The application of auxiliary agents can significantly improve the dyeing effect. Leveling agents (such as sodium sulfate) can reduce the aggregation force between dye molecules, promoting their uniform distribution on the wood surface; fixing agents (such as tannic acid and metal salts) enhance color fastness and reduce the risk of fading by forming complexes with the dye or wood. Furthermore, ultrasonic-assisted technology can accelerate dye diffusion through high-frequency vibration, shortening the dyeing time; supercritical CO2 fluid can achieve efficient penetration under anhydrous conditions, avoiding deformation caused by wood swelling due to water absorption.
Temperature and time are the core parameters of the dyeing process. The temperature of the dye bath needs to be adjusted according to the type of dye: acid dyes should be controlled at 70-80℃, as excessively high temperatures will cause dye decomposition, while excessively low temperatures will result in insufficient penetration; reactive dyes require 80-90℃ to activate the reactive groups.

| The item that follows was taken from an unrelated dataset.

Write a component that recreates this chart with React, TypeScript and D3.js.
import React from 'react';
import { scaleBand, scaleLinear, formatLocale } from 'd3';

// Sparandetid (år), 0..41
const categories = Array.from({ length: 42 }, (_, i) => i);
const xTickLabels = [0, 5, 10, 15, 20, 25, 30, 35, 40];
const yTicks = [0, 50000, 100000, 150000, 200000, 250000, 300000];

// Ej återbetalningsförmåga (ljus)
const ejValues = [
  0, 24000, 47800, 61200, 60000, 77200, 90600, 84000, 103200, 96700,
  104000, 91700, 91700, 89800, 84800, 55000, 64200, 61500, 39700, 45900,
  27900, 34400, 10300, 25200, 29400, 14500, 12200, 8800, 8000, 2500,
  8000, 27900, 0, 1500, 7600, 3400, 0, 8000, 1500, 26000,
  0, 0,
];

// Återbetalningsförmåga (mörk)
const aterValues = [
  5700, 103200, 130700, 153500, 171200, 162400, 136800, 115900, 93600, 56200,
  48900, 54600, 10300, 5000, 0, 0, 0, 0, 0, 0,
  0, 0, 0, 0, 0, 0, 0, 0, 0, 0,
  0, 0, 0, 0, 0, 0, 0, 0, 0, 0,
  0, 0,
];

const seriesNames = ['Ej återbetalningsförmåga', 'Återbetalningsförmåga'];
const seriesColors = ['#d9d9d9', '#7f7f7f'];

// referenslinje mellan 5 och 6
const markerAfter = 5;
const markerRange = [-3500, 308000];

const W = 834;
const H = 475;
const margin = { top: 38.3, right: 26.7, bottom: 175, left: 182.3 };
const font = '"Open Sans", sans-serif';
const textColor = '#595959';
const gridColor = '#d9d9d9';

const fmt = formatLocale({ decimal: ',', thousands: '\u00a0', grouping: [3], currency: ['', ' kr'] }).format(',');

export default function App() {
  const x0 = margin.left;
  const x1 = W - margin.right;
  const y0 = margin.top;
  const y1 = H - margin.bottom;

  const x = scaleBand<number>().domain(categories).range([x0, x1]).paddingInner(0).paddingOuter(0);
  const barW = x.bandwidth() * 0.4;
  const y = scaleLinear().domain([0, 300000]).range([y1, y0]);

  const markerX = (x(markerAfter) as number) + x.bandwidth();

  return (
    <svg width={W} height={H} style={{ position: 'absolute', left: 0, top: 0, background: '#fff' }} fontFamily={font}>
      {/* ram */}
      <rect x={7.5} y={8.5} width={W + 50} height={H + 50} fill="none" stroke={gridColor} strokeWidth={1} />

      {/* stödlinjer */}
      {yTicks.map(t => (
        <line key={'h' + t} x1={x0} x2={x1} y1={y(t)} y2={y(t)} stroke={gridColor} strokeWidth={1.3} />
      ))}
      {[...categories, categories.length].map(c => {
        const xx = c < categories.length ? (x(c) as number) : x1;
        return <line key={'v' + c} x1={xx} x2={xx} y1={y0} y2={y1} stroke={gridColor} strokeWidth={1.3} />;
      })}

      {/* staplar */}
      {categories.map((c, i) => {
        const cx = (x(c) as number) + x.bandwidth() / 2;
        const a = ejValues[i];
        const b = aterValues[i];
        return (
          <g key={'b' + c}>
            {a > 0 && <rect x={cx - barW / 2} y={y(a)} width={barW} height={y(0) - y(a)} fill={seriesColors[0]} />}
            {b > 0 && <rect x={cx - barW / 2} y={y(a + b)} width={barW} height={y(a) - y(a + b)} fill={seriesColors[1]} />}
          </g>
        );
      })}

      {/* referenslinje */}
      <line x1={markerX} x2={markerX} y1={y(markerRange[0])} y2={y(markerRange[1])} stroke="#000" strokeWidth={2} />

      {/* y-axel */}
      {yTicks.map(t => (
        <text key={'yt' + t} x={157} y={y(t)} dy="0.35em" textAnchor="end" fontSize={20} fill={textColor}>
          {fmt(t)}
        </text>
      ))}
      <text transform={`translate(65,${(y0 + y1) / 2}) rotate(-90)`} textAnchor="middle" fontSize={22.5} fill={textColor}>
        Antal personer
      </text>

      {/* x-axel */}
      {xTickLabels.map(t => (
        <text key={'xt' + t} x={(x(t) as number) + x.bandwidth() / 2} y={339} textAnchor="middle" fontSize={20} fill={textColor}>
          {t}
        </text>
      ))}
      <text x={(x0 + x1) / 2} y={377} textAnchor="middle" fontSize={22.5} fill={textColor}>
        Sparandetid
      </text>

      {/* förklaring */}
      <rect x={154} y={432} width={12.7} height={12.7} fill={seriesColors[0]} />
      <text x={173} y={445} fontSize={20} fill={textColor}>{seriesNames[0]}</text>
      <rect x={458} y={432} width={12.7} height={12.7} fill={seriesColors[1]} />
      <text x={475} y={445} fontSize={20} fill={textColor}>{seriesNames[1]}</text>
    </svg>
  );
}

The dyeing time needs to be dynamically adjusted according to the thickness of the wood and the dye concentration, usually 1-2 hours. Too short a time will result in incomplete staining, while too long a time may damage the wood structure. Temperature stability must be maintained during the dyeing process to avoid fluctuations that could cause uneven coloring.
Post-treatment color fixing is the last line of defense against fading. After dyeing, the wood surface should be rinsed with clean water to remove any residual dye to prevent localized high concentrations that could lead to color differences. Color fixing treatment is then performed, commonly using methods such as: soaking in a color fixing solution (e.g., formaldehyde, potassium dichromate), heat treatment (drying at 100-120℃), or applying a sealing agent (e.g., polyurethane, epoxy resin). Color fixing treatment not only enhances color fastness but also improves the wood's abrasion resistance and weather resistance, extending its service life.
Environmental management is crucial for the long-term stability of the dyeing effect. The dyeing workshop must maintain a constant temperature and humidity to prevent excessive humidity from causing the wood to absorb moisture and expand or the dye from hydrolyzing; excessive temperature fluctuations may cause the wood to shrink, leading to cracking of the dyed layer. In addition, the workshop must be equipped with dust-proof facilities to reduce the adhesion of airborne particles to the wood surface, affecting the uniformity of dyeing. During storage and transportation, the wood must be protected from direct sunlight or humid environments to prevent ultraviolet rays from accelerating dye decomposition or moisture from causing color changes.